**Do this**. Only the pictures are omitted; repeat all other data exactly.
**** Supplied data
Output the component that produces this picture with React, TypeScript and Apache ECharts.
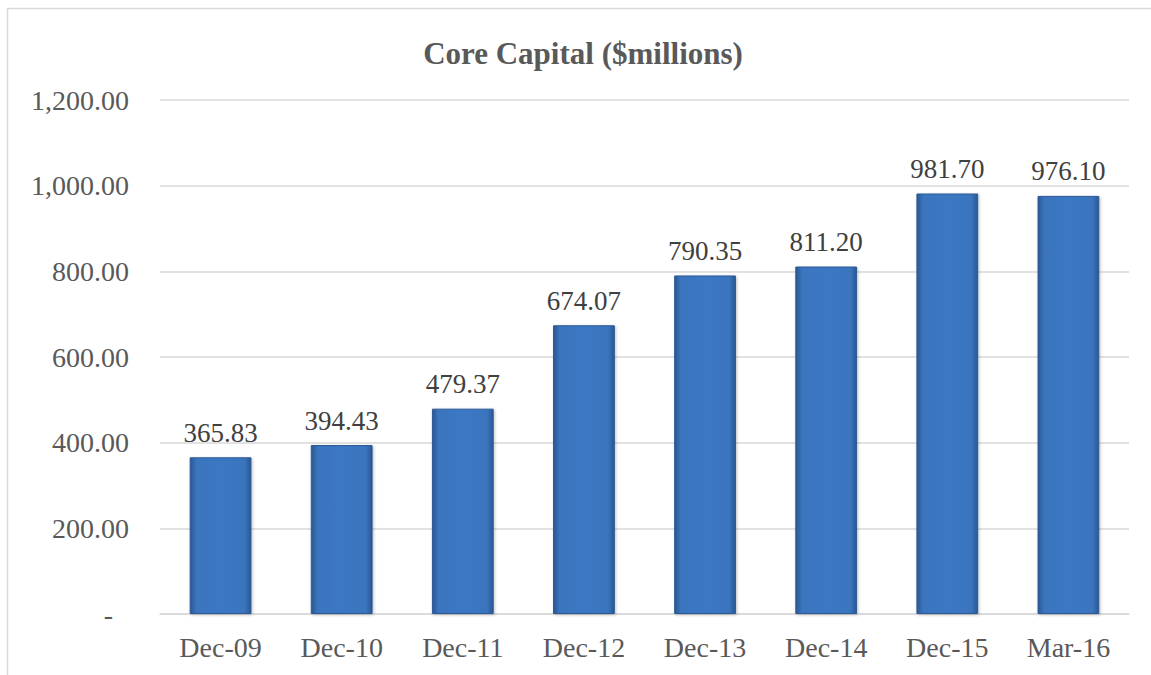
import React, { useEffect, useRef } from "react";
import * as echarts from "echarts";

const categories = ["Dec-09", "Dec-10", "Dec-11", "Dec-12", "Dec-13", "Dec-14", "Dec-15", "Mar-16"];
const values = [365.83, 394.43, 479.37, 674.07, 790.35, 811.2, 981.7, 976.1];
const titleText = "Core Capital ($millions)";

const FONT = "'Liberation Serif', 'Times New Roman', serif";

export default function App() {
  const ref = useRef<HTMLDivElement>(null);
  useEffect(() => {
    const chart = echarts.init(ref.current!, null, { renderer: "svg" });
    const fmt = (v: number) =>
      v.toLocaleString("en-US", { minimumFractionDigits: 2, maximumFractionDigits: 2 });
    chart.setOption({
      animation: false,
      backgroundColor: "#ffffff",
      graphic: [
        {
          type: "rect",
          shape: { x: 7.5, y: 8.5, width: 1160, height: 700 },
          style: { fill: "none", stroke: "#d9d9d9", lineWidth: 1.5 },
          silent: true,
        },
      ],
      title: {
        text: titleText,
        left: 578,
        top: 33,
        textAlign: "center",
        textStyle: { fontFamily: FONT, fontSize: 31, fontWeight: "bold", color: "#595959" },
      },
      grid: { left: 160, right: 22, top: 100, bottom: 61, containLabel: false },
      xAxis: {
        type: "category",
        data: categories,
        axisLine: { lineStyle: { color: "#d9d9d9", width: 1.5 } },
        axisTick: { show: false },
        axisLabel: { fontFamily: FONT, fontSize: 28, color: "#595959", margin: 19 },
      },
      yAxis: {
        type: "value",
        min: 0,
        max: 1200,
        interval: 200,
        axisLine: { show: false },
        axisTick: { show: false },
        splitLine: { lineStyle: { color: "#d9d9d9", width: 1.5 } },
        axisLabel: {
          fontFamily: FONT,
          fontSize: 28,
          color: "#595959",
          margin: 31,
          formatter: (v: number) => (v === 0 ? "{d|-}" : fmt(v)),
          rich: {
            d: { fontFamily: FONT, fontSize: 28, color: "#595959", padding: [0, 16, 0, 0] },
          },
        },
      },
      series: [
        {
          type: "bar",
          data: values,
          barCategoryGap: "49%",
          itemStyle: {
            color: {
              type: "linear",
              x: 0,
              y: 0,
              x2: 1,
              y2: 0,
              colorStops: [
                { offset: 0, color: "#2a5793" },
                { offset: 0.1, color: "#3a74bd" },
                { offset: 0.5, color: "#3b78c4" },
                { offset: 0.9, color: "#3a74bd" },
                { offset: 1, color: "#2a5793" },
              ],
            },
            borderColor: "#2c5a96",
            borderWidth: 1,
            shadowColor: "rgba(0,0,0,0.25)",
            shadowBlur: 3,
            shadowOffsetX: 1,
            shadowOffsetY: 1,
          },
          label: {
            show: true,
            position: "top",
            distance: 11,
            fontFamily: FONT,
            fontSize: 27,
            color: "#404040",
            formatter: (p: any) => fmt(p.value),
          },
        },
      ],
    });
    return () => chart.dispose();
  }, []);
  return <div ref={ref} style={{ width: 1151, height: 675, position: "absolute", left: 0, top: 0 }} />;
}
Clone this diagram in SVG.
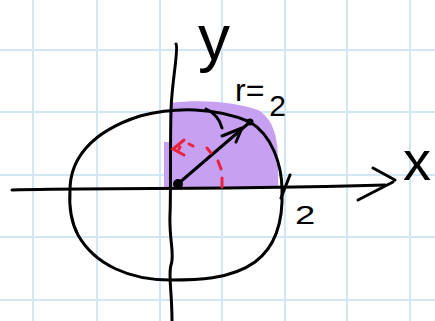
********
**Solution to this task**.
Output the component that produces this picture with React, TypeScript and Apache ECharts.
import React, { useEffect, useRef } from "react";
import * as echarts from "echarts";

const categories = ["Dec-09", "Dec-10", "Dec-11", "Dec-12", "Dec-13", "Dec-14", "Dec-15", "Mar-16"];
const values = [365.83, 394.43, 479.37, 674.07, 790.35, 811.2, 981.7, 976.1];
const titleText = "Core Capital ($millions)";

const FONT = "'Liberation Serif', 'Times New Roman', serif";

export default function App() {
  const ref = useRef<HTMLDivElement>(null);
  useEffect(() => {
    const chart = echarts.init(ref.current!, null, { renderer: "svg" });
    const fmt = (v: number) =>
      v.toLocaleString("en-US", { minimumFractionDigits: 2, maximumFractionDigits: 2 });
    chart.setOption({
      animation: false,
      backgroundColor: "#ffffff",
      graphic: [
        {
          type: "rect",
          shape: { x: 7.5, y: 8.5, width: 1160, height: 700 },
          style: { fill: "none", stroke: "#d9d9d9", lineWidth: 1.5 },
          silent: true,
        },
      ],
      title: {
        text: titleText,
        left: 578,
        top: 33,
        textAlign: "center",
        textStyle: { fontFamily: FONT, fontSize: 31, fontWeight: "bold", color: "#595959" },
      },
      grid: { left: 160, right: 22, top: 100, bottom: 61, containLabel: false },
      xAxis: {
        type: "category",
        data: categories,
        axisLine: { lineStyle: { color: "#d9d9d9", width: 1.5 } },
        axisTick: { show: false },
        axisLabel: { fontFamily: FONT, fontSize: 28, color: "#595959", margin: 19 },
      },
      yAxis: {
        type: "value",
        min: 0,
        max: 1200,
        interval: 200,
        axisLine: { show: false },
        axisTick: { show: false },
        splitLine: { lineStyle: { color: "#d9d9d9", width: 1.5 } },
        axisLabel: {
          fontFamily: FONT,
          fontSize: 28,
          color: "#595959",
          margin: 31,
          formatter: (v: number) => (v === 0 ? "{d|-}" : fmt(v)),
          rich: {
            d: { fontFamily: FONT, fontSize: 28, color: "#595959", padding: [0, 16, 0, 0] },
          },
        },
      },
      series: [
        {
          type: "bar",
          data: values,
          barCategoryGap: "49%",
          itemStyle: {
            color: {
              type: "linear",
              x: 0,
              y: 0,
              x2: 1,
              y2: 0,
              colorStops: [
                { offset: 0, color: "#2a5793" },
                { offset: 0.1, color: "#3a74bd" },
                { offset: 0.5, color: "#3b78c4" },
                { offset: 0.9, color: "#3a74bd" },
                { offset: 1, color: "#2a5793" },
              ],
            },
            borderColor: "#2c5a96",
            borderWidth: 1,
            shadowColor: "rgba(0,0,0,0.25)",
            shadowBlur: 3,
            shadowOffsetX: 1,
            shadowOffsetY: 1,
          },
          label: {
            show: true,
            position: "top",
            distance: 11,
            fontFamily: FONT,
            fontSize: 27,
            color: "#404040",
            formatter: (p: any) => fmt(p.value),
          },
        },
      ],
    });
    return () => chart.dispose();
  }, []);
  return <div ref={ref} style={{ width: 1151, height: 675, position: "absolute", left: 0, top: 0 }} />;
}
Clone this diagram in SVG.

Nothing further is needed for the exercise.